Monday, June 26, 2006

Life 101: Chutes and Ladders

Remember the slide at your school playground or park? Remember how carefully you’d climb the ladder because it was so high? It never failed that the kid behind you would nudge or push you to move a little faster. At the top, you could see the whole playground; you were on top the world, and it was invigorating! Inevitably, the impatient kid would badger you to move on so that he could have your spot. If the goading failed, he’d give you a good shove to keep the line moving. Down you went, landing with a jolt on your bottom in the dirt at the foot of the slide.

Life is pretty much chutes and ladders. Mostly we’re moving along, getting our work done, raising our kids, serving at church, enjoying the view, feeling in control, and then suddenly, some circumstance “shoves” us down the chute. Sometimes we land face-first, teeth and eyes full of dust.

“How did that happen?
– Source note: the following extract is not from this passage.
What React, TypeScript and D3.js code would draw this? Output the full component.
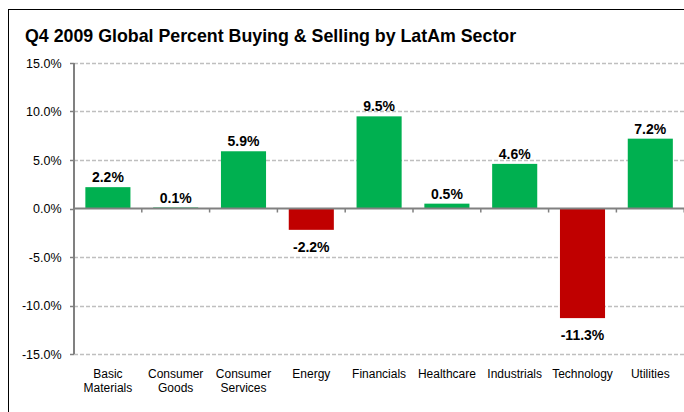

How did I get here?” we ask despondently. We read self-help books, talk to friends, over eat, under eat, talk to counselors, pray more, read the Bible more, and still God doesn’t seem moved to provide answers. The bruise on the backside sets in, and despairing of ever being at the top again, we’re convinced we’ll be stuck in the dust forever.

Despair, or hopelessness, is the enemy of life. No matter what calamities sucker punch us, if we possess even a little bit of hope, we can survive. Hope works for us like a bigger, stronger kid who takes us by the hand, helps us up from the dust, and takes us to the teacher. Hope is the precursor to faith, and the Bible tells us that just a little faith on our part gets God’s attention in a big way. To get to the Teacher, we’ve got to work through some humbling moments. The first is admitting that we lost control. No one likes to feel out of control, but it’s even worse to have to confess that weakness to someone.

I used to deny that I'm prone to motion sickness because it seemed like such a wimpy weakness. In the past, I've told myself and friends that I can handle the theme park rollercoaster, knowing full well that's just not true. I may not like to admit it, but when I get sick, there's no hiding that weakness. It’s sort of written all over me!

Secondly, we have to reach up for hope and faith from the bottom-most position. We are laid low. The only productive way to go is up, but being all banged-up, we need a big hand to help set us back on our feet. The problem is, asking for help is not easy for adults. We like to believe we’ve got life by the tail and that we create our own destinies. Americans are especially proud of self-reliance.

I’ve been thinking of the lyrics to a couple of Sinatra songs which exalt the opposite of humility. “My Way,” a virtual hymn unto one's self, boasts, “For what is a man, what has he got?/If not himself, then he has naught/To say the things he truly feels/And not the words of one who kneels . . . ."

Or what about the plucky ballad, “That’s Life?” which brags about rolling with the punches, until you get to the lines: “But if there's nothing shakin' come this here July/I'm gonna roll myself up in a big ball and die.” Hopelessness curls us into fetal balls of despair.

When I get bumped and bruised now, I remind myself that life is cyclical, which implies there will be relief and joy again. Thank God for Psalm 30:5, “. . . weeping may remain for a night, but rejoicing comes in the morning.” On days when I bottom-out at the park and I have trouble praying or reading my Bible, I remember the simple assertion: “This too, shall pass.” My hope then reaches up to join hands with faith. Faith takes me straight to God, who wipes my tears, cleanses my wounds and whispers kind words in my ear. Before I know it, His hands are on my shoulders, turning me around and sending me back to the playground, where I feel His watchful eye on me, even as I step on the first rung of the next ladder in my life.